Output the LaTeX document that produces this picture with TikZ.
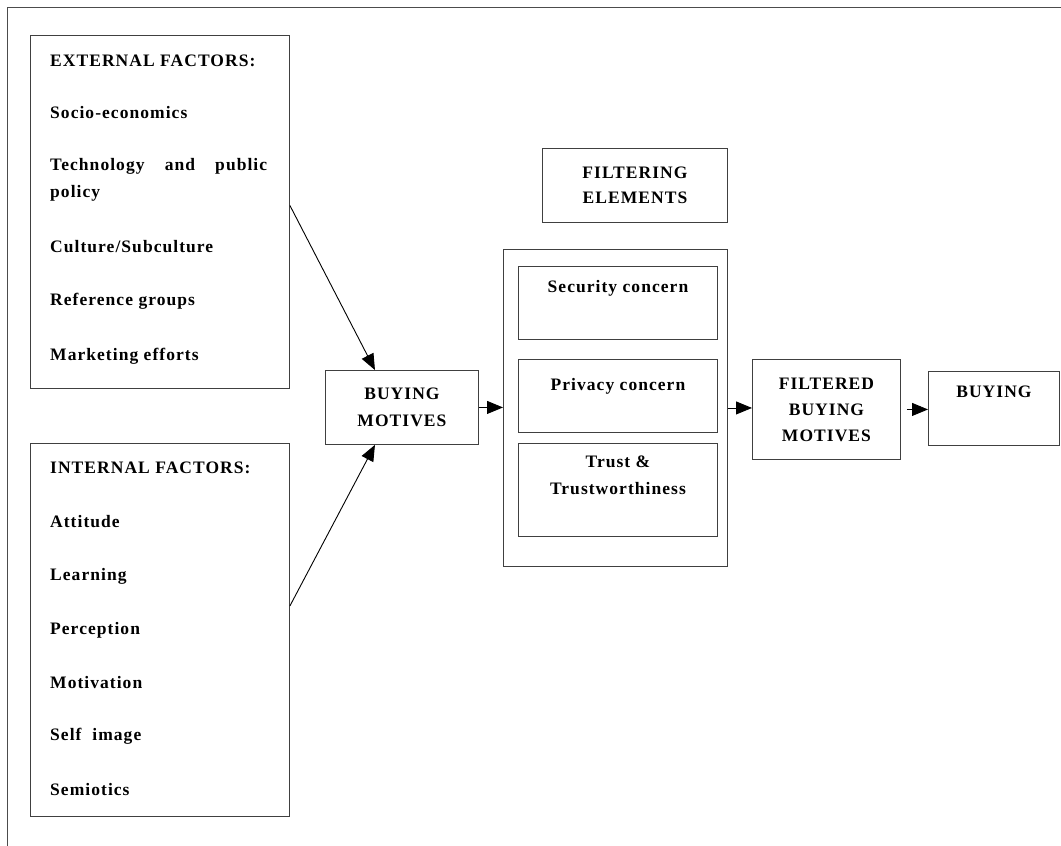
\documentclass[tikz,border=0pt]{standalone}
\usepackage{fontspec}
\setmainfont{Liberation Serif}[LetterSpace=6]
\usetikzlibrary{arrows.meta,positioning}

\tikzset{
  box/.style={draw=black!75, line width=0.9pt, inner sep=0pt},
  txt/.style={font=\fontsize{17.5}{27}\selectfont\bfseries, inner sep=0pt},
  link/.style={-{Triangle[length=16pt,width=13pt]}, line width=0.9pt}
}

\begin{document}
\begin{tikzpicture}[x=1pt,y=-1pt]
  \useasboundingbox (0,0) rectangle (1061,846);
  % outer frame (cut at right and bottom)
  \draw[black!70, line width=0.9pt] (1061,7.5) -- (7,7.5) -- (7,846);

  % factor boxes
  \node[box, anchor=north west, minimum width=259pt, minimum height=353pt] (ext) at (30,35) {};
  \node[box, anchor=north west, minimum width=259pt, minimum height=373pt] (int) at (30,443) {};
  \node[txt, anchor=west] (exthead) at (50,61) {EXTERNAL FACTORS:};
  \node[txt, anchor=west] (ext1) at (50,113) {Socio-economics};
  \node[txt, anchor=west, text width=217pt, align=left] (ext2) at (50,180)
    {Technology \hfill and \hfill public\\policy};
  \node[txt, anchor=west] (ext3) at (50,247) {Culture/Subculture};
  \node[txt, anchor=west] (ext4) at (50,301) {Reference groups};
  \node[txt, anchor=west] (ext5) at (50,356) {Marketing efforts};
  \node[txt, anchor=west] (inthead) at (50,468) {INTERNAL FACTORS:};
  \foreach \lbl/\y [count=\i] in {Attitude/522, Learning/576, Perception/630,
      Motivation/683, Self\ \ image/736, Semiotics/790}
    \node[txt, anchor=west] (int\i) at (50,\y) {\lbl};

  % motives
  \node[box, anchor=north west, minimum width=153pt, minimum height=74pt] (bm) at (325,370) {};
  \node[txt, align=center] (bmtxt) at (bm) {BUYING\\MOTIVES};

  % filtering elements
  \node[box, anchor=north west, minimum width=185pt, minimum height=74pt] (fe) at (542,148) {};
  \node[txt, align=center, font=\fontsize{17.5}{25}\selectfont\bfseries] (fetxt) at (fe) {FILTERING\\ELEMENTS};
  \node[box, anchor=north west, minimum width=224pt, minimum height=317pt] (filt) at (503,249) {};
  \node[box, anchor=north west, minimum width=199pt, minimum height=73pt] (sec) at (518,266) {};
  \node[txt, below=14pt of sec.north] (sectxt) {Security concern};
  \node[box, anchor=north west, minimum width=199pt, minimum height=73pt] (priv) at (518,359) {};
  \node[txt, below=19pt of priv.north] (privtxt) {Privacy concern};
  \node[box, anchor=north west, minimum width=199pt, minimum height=93pt] (trust) at (518,443) {};
  \node[txt, align=center, below=13pt of trust.north] (trusttxt) {Trust \&\\Trustworthiness};

  % result
  \node[box, anchor=north west, minimum width=148pt, minimum height=100pt] (fbm) at (752,359) {};
  \node[txt, align=center, font=\fontsize{17.5}{26}\selectfont\bfseries] (fbmtxt) at (fbm) {FILTERED\\BUYING\\MOTIVES};
  \node[box, anchor=north west, minimum width=131pt, minimum height=74pt] (buy) at (928,371) {};
  \node[txt, below=15pt of buy.north] (buytxt) {BUYING};

  % connectors
  \draw[link] ([yshift=6.5pt]ext.east) -- ([xshift=-27pt]bm.north);
  \draw[link] ([yshift=24pt]int.east) -- ([xshift=-27pt]bm.south);
  \draw[link] (bm.east) -- (bm.east -| filt.west);
  \draw[link] (filt.east) -- (filt.east -| fbm.west);
  \draw[link, shorten <=6pt] (fbm.east) -- (fbm.east -| buy.west);
\end{tikzpicture}
\end{document}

┄┄┄┄┄┄┄┄┄┄

Write out an exact copy of the listing, first line through the line containing "align=center] (bmtxt) at", with the pictures left out.

Output the LaTeX document that produces this picture with TikZ.
\documentclass[tikz,border=0pt]{standalone}
\usepackage{fontspec}
\setmainfont{Liberation Serif}[LetterSpace=6]
\usetikzlibrary{arrows.meta,positioning}

\tikzset{
  box/.style={draw=black!75, line width=0.9pt, inner sep=0pt},
  txt/.style={font=\fontsize{17.5}{27}\selectfont\bfseries, inner sep=0pt},
  link/.style={-{Triangle[length=16pt,width=13pt]}, line width=0.9pt}
}

\begin{document}
\begin{tikzpicture}[x=1pt,y=-1pt]
  \useasboundingbox (0,0) rectangle (1061,846);
  % outer frame (cut at right and bottom)
  \draw[black!70, line width=0.9pt] (1061,7.5) -- (7,7.5) -- (7,846);

  % factor boxes
  \node[box, anchor=north west, minimum width=259pt, minimum height=353pt] (ext) at (30,35) {};
  \node[box, anchor=north west, minimum width=259pt, minimum height=373pt] (int) at (30,443) {};
  \node[txt, anchor=west] (exthead) at (50,61) {EXTERNAL FACTORS:};
  \node[txt, anchor=west] (ext1) at (50,113) {Socio-economics};
  \node[txt, anchor=west, text width=217pt, align=left] (ext2) at (50,180)
    {Technology \hfill and \hfill public\\policy};
  \node[txt, anchor=west] (ext3) at (50,247) {Culture/Subculture};
  \node[txt, anchor=west] (ext4) at (50,301) {Reference groups};
  \node[txt, anchor=west] (ext5) at (50,356) {Marketing efforts};
  \node[txt, anchor=west] (inthead) at (50,468) {INTERNAL FACTORS:};
  \foreach \lbl/\y [count=\i] in {Attitude/522, Learning/576, Perception/630,
      Motivation/683, Self\ \ image/736, Semiotics/790}
    \node[txt, anchor=west] (int\i) at (50,\y) {\lbl};

  % motives
  \node[box, anchor=north west, minimum width=153pt, minimum height=74pt] (bm) at (325,370) {};
  \node[txt, align=center] (bmtxt) at (bm) {BUYING\\MOTIVES};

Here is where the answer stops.